There is still a lot of uncertainty over which entities can, and should, be registered for an LEI. The protocol for the registration of certain entities, such as funds or branches, is still uncertain as the ROC has yet to set guidance. The global LEI system is still a work in progress and there are a number of steps that have to yet to be taken before we have a ‘final’ LEI. LOU portability standards, the Central Operating Unit’s (COU) embedded hierarchy standards, and the list of entities which are in scope for the LEI (e.g., funds, branches, legal personality etc.) have yet to be defined.
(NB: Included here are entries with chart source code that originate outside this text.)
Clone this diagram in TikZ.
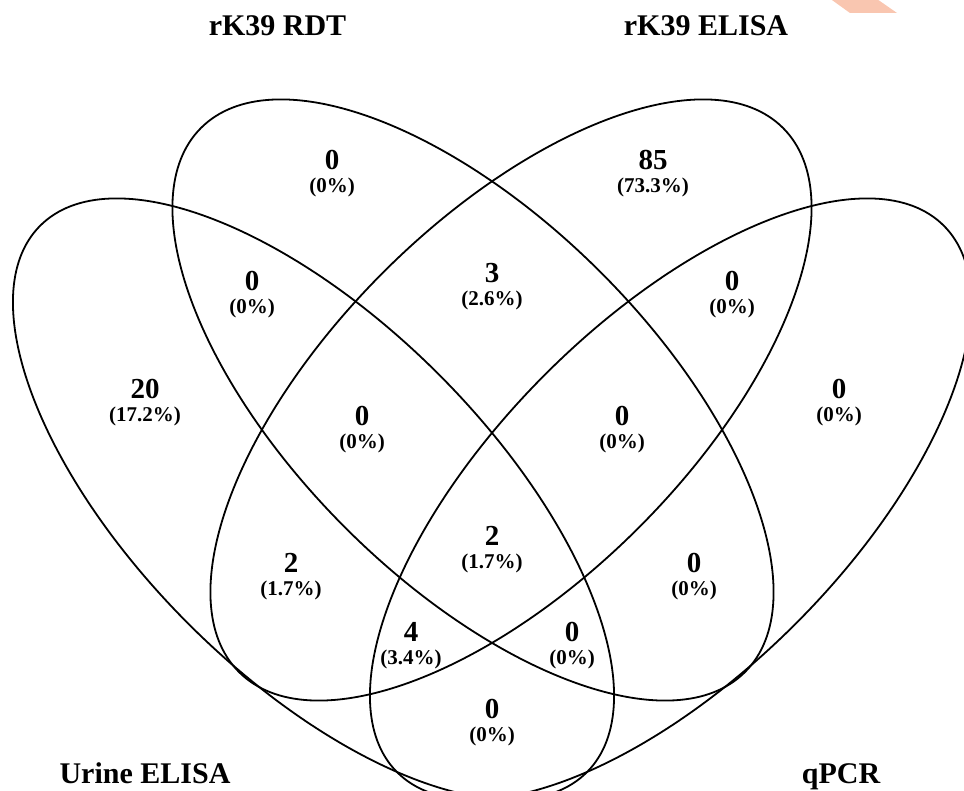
\documentclass[tikz,border=0pt]{standalone}
\usepackage{fontspec}
\setmainfont{Liberation Serif}
\definecolor{salmon}{RGB}{249,198,176}
\newcommand\vregion[5]{%
  \node[num] (n#1) at (#2,{780-#3}) {#4};
  \node[pct] (p#1) at (#2,{757.5-#3}) {#5};}
\begin{document}
\begin{tikzpicture}[x=1pt,y=1pt,
  venn/.style={line width=1.8pt, draw=black},
  cat/.style={font=\fontsize{30}{30}\selectfont\bfseries, anchor=base, inner sep=0pt},
  num/.style={font=\fontsize{29}{29}\selectfont\bfseries, anchor=base, inner sep=0pt},
  pct/.style={font=\fontsize{21}{21}\selectfont\bfseries, anchor=base, inner sep=0pt}]
\useasboundingbox (0,0) rectangle (964,790);
\clip (0,0) rectangle (964,790);
\fill[salmon] (818,800) -- (864,800) -- (897,777) -- (850,777) -- cycle;
% ellipses
\draw[venn, rotate around={-45:(313.5,291)}] (313.5,291) ellipse (386.5pt and 176.7pt);
\draw[venn, rotate around={-45:(473,390)}] (473,390) ellipse (384.7pt and 180.6pt);
\draw[venn, rotate around={45:(511,390)}] (511,390) ellipse (384.7pt and 180.6pt);
\draw[venn, rotate around={45:(670.5,291)}] (670.5,291) ellipse (386.5pt and 176.7pt);
% category labels
\node[cat] (lrdt) at (277.5,754) {rK39 RDT};
\node[cat] (lelisa) at (706,754) {rK39 ELISA};
\node[cat] (lurine) at (145,7) {Urine ELISA};
\node[cat] (lqpcr) at (841,7) {qPCR};
% region labels
\vregion{b}{332}{160}{0}{(0\%)}
\vregion{c}{653}{160}{85}{(73.3\%)}
\vregion{ab}{252}{281}{0}{(0\%)}
\vregion{bc}{492}{273}{3}{(2.6\%)}
\vregion{cd}{732}{281}{0}{(0\%)}
\vregion{a}{145}{389}{20}{(17.2\%)}
\vregion{d}{839}{389}{0}{(0\%)}
\vregion{abc}{362}{416}{0}{(0\%)}
\vregion{bcd}{622}{416}{0}{(0\%)}
\vregion{abcd}{492}{536}{2}{(1.7\%)}
\vregion{ac}{291}{563}{2}{(1.7\%)}
\vregion{bd}{694}{563}{0}{(0\%)}
\vregion{acd}{411}{632}{4}{(3.4\%)}
\vregion{abd}{572}{632}{0}{(0\%)}
\vregion{ad}{492}{709}{0}{(0\%)}
\end{tikzpicture}
\end{document}
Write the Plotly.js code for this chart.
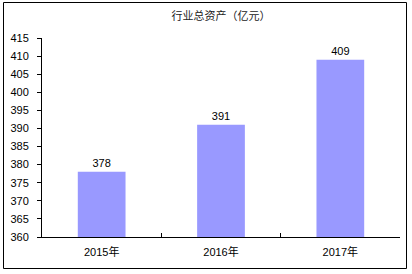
<!DOCTYPE html>
<html>
<head>
<meta charset="utf-8">
<script src="https://cdn.plot.ly/plotly-3.0.1.min.js"></script>
<style>
html,body{margin:0;padding:0;background:#fff;}
#chart{width:412px;height:274px;}
</style>
</head>
<body>
<div id="chart"></div>
<script>
const categories = ["2015年", "2016年", "2017年"];
const values = [378, 391, 409];
const titleText = "行业总资产（亿元）";

const fontFam = "'Liberation Sans', Arial, 'Noto Sans CJK SC', sans-serif";

const trace = {
  type: "bar",
  x: categories,
  y: values,
  text: values.map(String),
  textposition: "outside",
  cliponaxis: false,
  textfont: {family: fontFam, size: 11, color: "#000"},
  marker: {color: "#9999FF", line: {width: 0}},
  width: 0.4,
  hoverinfo: "none"
};

const L = 42, R = 12, T = 38, B = 37;
const W = 412, H = 274;
const pw = W - L - R, ph = H - T - B;

const layout = {
  width: W, height: H,
  margin: {l: L, r: R, t: T, b: B, pad: 0},
  paper_bgcolor: "#fff",
  plot_bgcolor: "#fff",
  showlegend: false,
  font: {family: fontFam, size: 11, color: "#000"},
  title: {
    text: titleText,
    font: {family: "'Noto Sans CJK SC', sans-serif", size: 11, color: "#222"},
    x: 0.5, xanchor: "center",
    y: 1 - 16 / H, yanchor: "middle",
    xref: "paper"
  },
  xaxis: {
    type: "category",
    showline: true, linecolor: "#000", linewidth: 1,
    ticks: "inside", ticklen: 4, tickcolor: "#000",
    tickson: "boundaries",
    ticklabelstandoff: 5,
    showgrid: false, zeroline: false,
    tickfont: {family: fontFam, size: 11, color: "#000"},
    fixedrange: true
  },
  yaxis: {
    range: [360, 415], dtick: 5, tick0: 360,
    showline: true, linecolor: "#000", linewidth: 1,
    ticks: "outside", ticklen: 4, tickcolor: "#000",
    ticklabelstandoff: 6,
    showgrid: false, zeroline: false,
    tickfont: {family: fontFam, size: 11, color: "#000"},
    fixedrange: true
  },
  shapes: [{
    type: "rect", xref: "paper", yref: "paper",
    x0: (3.5 - L) / pw, x1: (406.5 - L) / pw,
    y0: (T + ph - 268.5) / ph, y1: (T + ph - 2.5) / ph,
    line: {color: "#000", width: 1}, fillcolor: "rgba(0,0,0,0)"
  }]
};

Plotly.newPlot("chart", [trace], layout, {staticPlot: true, displayModeBar: false});
</script>
</body>
</html>
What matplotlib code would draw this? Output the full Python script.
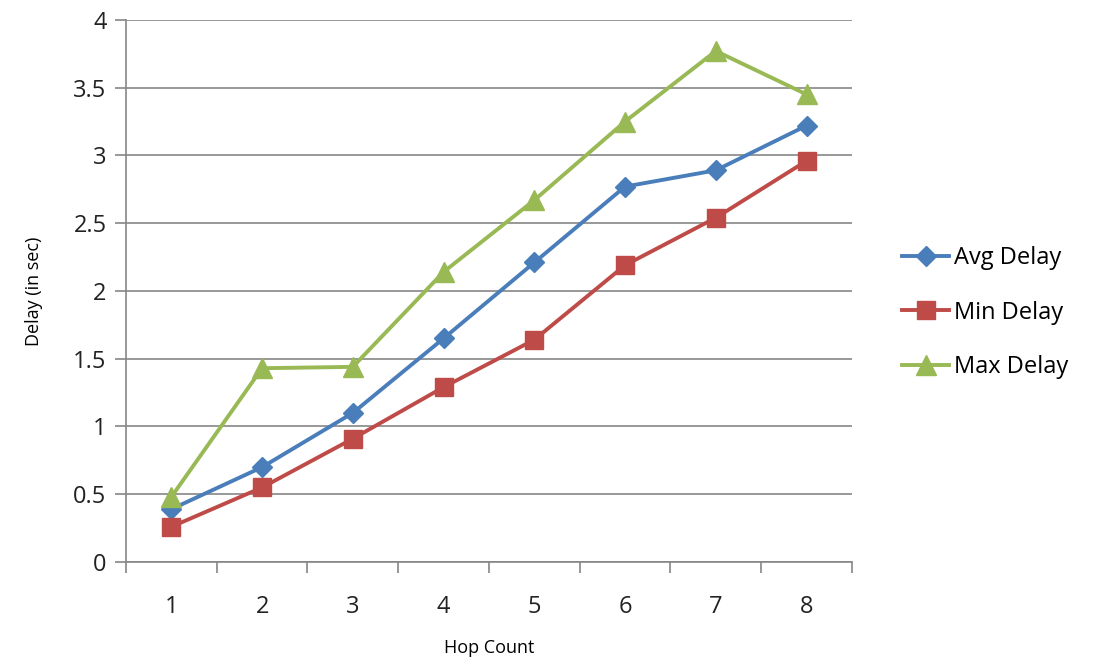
import matplotlib
matplotlib.use("Agg")
import matplotlib.pyplot as plt

plt.rcParams['font.family'] = ['Open Sans', 'DejaVu Sans']

hops = [1, 2, 3, 4, 5, 6, 7, 8]
avg_delay = [0.39, 0.70, 1.10, 1.65, 2.21, 2.77, 2.89, 3.22]
min_delay = [0.26, 0.55, 0.91, 1.29, 1.64, 2.19, 2.54, 2.96]
max_delay = [0.48, 1.43, 1.44, 2.14, 2.67, 3.25, 3.77, 3.45]
y_ticks = [0, 0.5, 1, 1.5, 2, 2.5, 3, 3.5, 4]
y_labels = ['0', '0.5', '1', '1.5', '2', '2.5', '3', '3.5', '4']

fig = plt.figure(figsize=(11, 6.62), dpi=100)
ax = fig.add_axes([0.1145, 0.151, 0.66, 0.819])

ax.plot(hops, avg_delay, color='#4A7EBB', lw=2.8, marker='D', ms=10,
        label='Avg Delay', zorder=3)
ax.plot(hops, min_delay, color='#BE4B48', lw=2.8, marker='s', ms=13,
        label='Min Delay', zorder=3)
ax.plot(hops, max_delay, color='#98B954', lw=2.8, marker='^', ms=14,
        label='Max Delay', zorder=3)

ax.set_xlim(0.5, 8.5)
ax.set_ylim(0, 4)
ax.set_yticks(y_ticks)
ax.set_yticklabels(y_labels)
ax.set_xticks(hops)
ax.set_xticks([h + 0.5 for h in [0] + hops], minor=True)
ax.tick_params(axis='x', which='major', length=0, pad=24, labelsize=17, labelcolor='#222222')
ax.tick_params(axis='x', which='minor', length=8, width=1.2, color='#868686', direction='out')
ax.tick_params(axis='y', length=8, width=1.2, color='#868686', labelsize=17,
               labelcolor='#222222', pad=6)

ax.grid(axis='y', color='#868686', lw=1.2)
ax.set_axisbelow(True)
for s in ['top', 'right']:
    ax.spines[s].set_visible(False)
for s in ['left', 'bottom']:
    ax.spines[s].set_color('#868686')
    ax.spines[s].set_linewidth(1.2)

ax.set_xlabel('Hop Count', fontsize=13, labelpad=14)
ax.set_ylabel('Delay (in sec)', fontsize=13, labelpad=22)

ax.legend(loc='center left', bbox_to_anchor=(1.04, 0.46), frameon=False,
          fontsize=17, handlelength=2.0, labelspacing=1.3, handletextpad=0.2)

fig.savefig('out.png', dpi=100)
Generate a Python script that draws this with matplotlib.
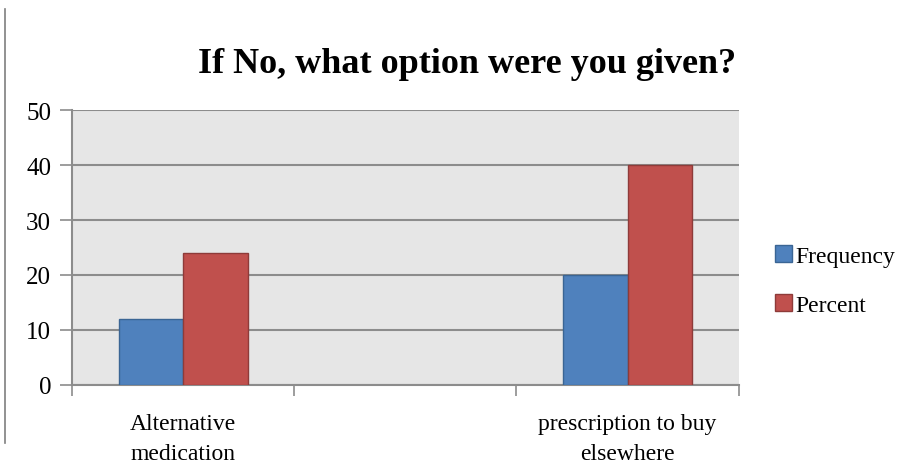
import matplotlib
matplotlib.use("Agg")
import matplotlib.pyplot as plt
from matplotlib.lines import Line2D
from matplotlib.patches import Patch
import numpy as np

# survey answers: the blank middle slot is an empty category
categories = ["Alternative\nmedication", "", "prescription to buy\nelsewhere"]
frequency = [12, np.nan, 20]
percent = [24, np.nan, 40]
series_names = ["Frequency", "Percent"]
y_ticks = [0, 10, 20, 30, 40, 50]

blue, blue_edge = "#4F81BD", "#3A6594"
red, red_edge = "#C0504D", "#8E3B39"
grid_col = "#8C8C8C"

plt.rcParams["font.family"] = ["Liberation Serif", "DejaVu Serif"]

fig = plt.figure(figsize=(9.17, 4.77), dpi=100)
ax = fig.add_axes([0.0785, 0.191, 0.727, 0.576])
ax.set_facecolor("#E6E6E6")

x = np.arange(len(categories))
w = 0.29
ax.bar(x - w / 2, frequency, w, color=blue, edgecolor=blue_edge, linewidth=1, zorder=3)
ax.bar(x + w / 2, percent, w, color=red, edgecolor=red_edge, linewidth=1, zorder=3)

ax.set_xlim(-0.5, len(categories) - 0.5)
ax.set_ylim(0, 50)
ax.set_yticks(y_ticks)
ax.yaxis.grid(True, color=grid_col, linewidth=1.5, zorder=1)
ax.set_axisbelow(True)

# category labels in the middle, tick marks on the boundaries
ax.set_xticks(x)
ax.set_xticklabels(categories, linespacing=1.6)
ax.set_xticks(np.arange(len(categories) + 1) - 0.5, minor=True)
ax.tick_params(axis="x", which="major", length=0, pad=20, labelsize=17)
ax.tick_params(axis="x", which="minor", length=8, width=1.2, color=grid_col, direction="out")
ax.tick_params(axis="y", length=9, width=1.2, color=grid_col, direction="out", pad=6, labelsize=18)

for side in ["top", "right"]:
    ax.spines[side].set_visible(False)
for side in ["left", "bottom"]:
    ax.spines[side].set_color(grid_col)
    ax.spines[side].set_linewidth(1.5)

fig.text(0.509, 0.865, "If No, what option were you given?", ha="center", va="center",
         fontsize=26, fontweight="bold")

handles = [Patch(facecolor=blue, edgecolor=blue_edge), Patch(facecolor=red, edgecolor=red_edge)]
fig.legend(handles, series_names, loc="center left", bbox_to_anchor=(0.835, 0.41),
           frameon=False, fontsize=17, handlelength=0.7, handleheight=0.7,
           handletextpad=0.15, labelspacing=1.15, borderaxespad=0)

# thin rule down the left edge of the page
fig.add_artist(Line2D([0.0055, 0.0055], [0.07, 0.98], color="#7F7F7F", linewidth=1.2))

fig.savefig("out.png", dpi=100)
As a result of the EBA’s decision, firms now have to make judgement calls on what is appropriate when implementing the LEI into their risk reporting systems. Examples such as whether sub-funds should be registered in addition – or instead – of the umbrella fund may mean the difference between compliance and non-compliance. Additionally, a protocol will be required in the (hopefully unlikely) event that the ROC’s final standards for the LEI conflict with the EBA’s requirements for its use.
Whilst definitely a positive step towards a single standard, the utility of the LEI for risk management is still in question. Pre-LEIs don’t yet contain the hierarchical reference data required to make it truly useful. For example, ultimate parent/immediate parent data fields have yet to be defined meaning that in use-cases such as tracking counterparty exposure, the key potential benefit of the LEI to risk analysis is missing. This type of information is a cornerstone for the utility of the LEI, and while the ROC has endorsed the accounting consolidation hierarchy approach as a ‘first step’ for development of the LEI relationship data, there is still much work to be done.
In order to prioritise what needs to happen, when and for what purpose, clarity on individual scenarios is required, which the EBA does not provide. For example, will all entities that need an LEI for risk reporting purposes need to register at a European LOU? Are sub-funds, branches, market venues and trade repositories going to be assigned LEIs? Will large exposure reports require firms to register their counterparties for LEIs? Will hierarchy be required for risk management purposes?
Without answers to these types of questions, there is significant risk that regulators will inadvertently produce conflicting requirements for its use across risk, trading and other 2014 regulatory initiatives (e.g., Solvency II, AMLD IV etc…), forcing firms to implement yet another mapping column.
Without guidance from the EBA we run the risk that reported data will be undermined by lack of referential integrity of the data and result in ‘Garbage In, Gospel Out’ (GIGO).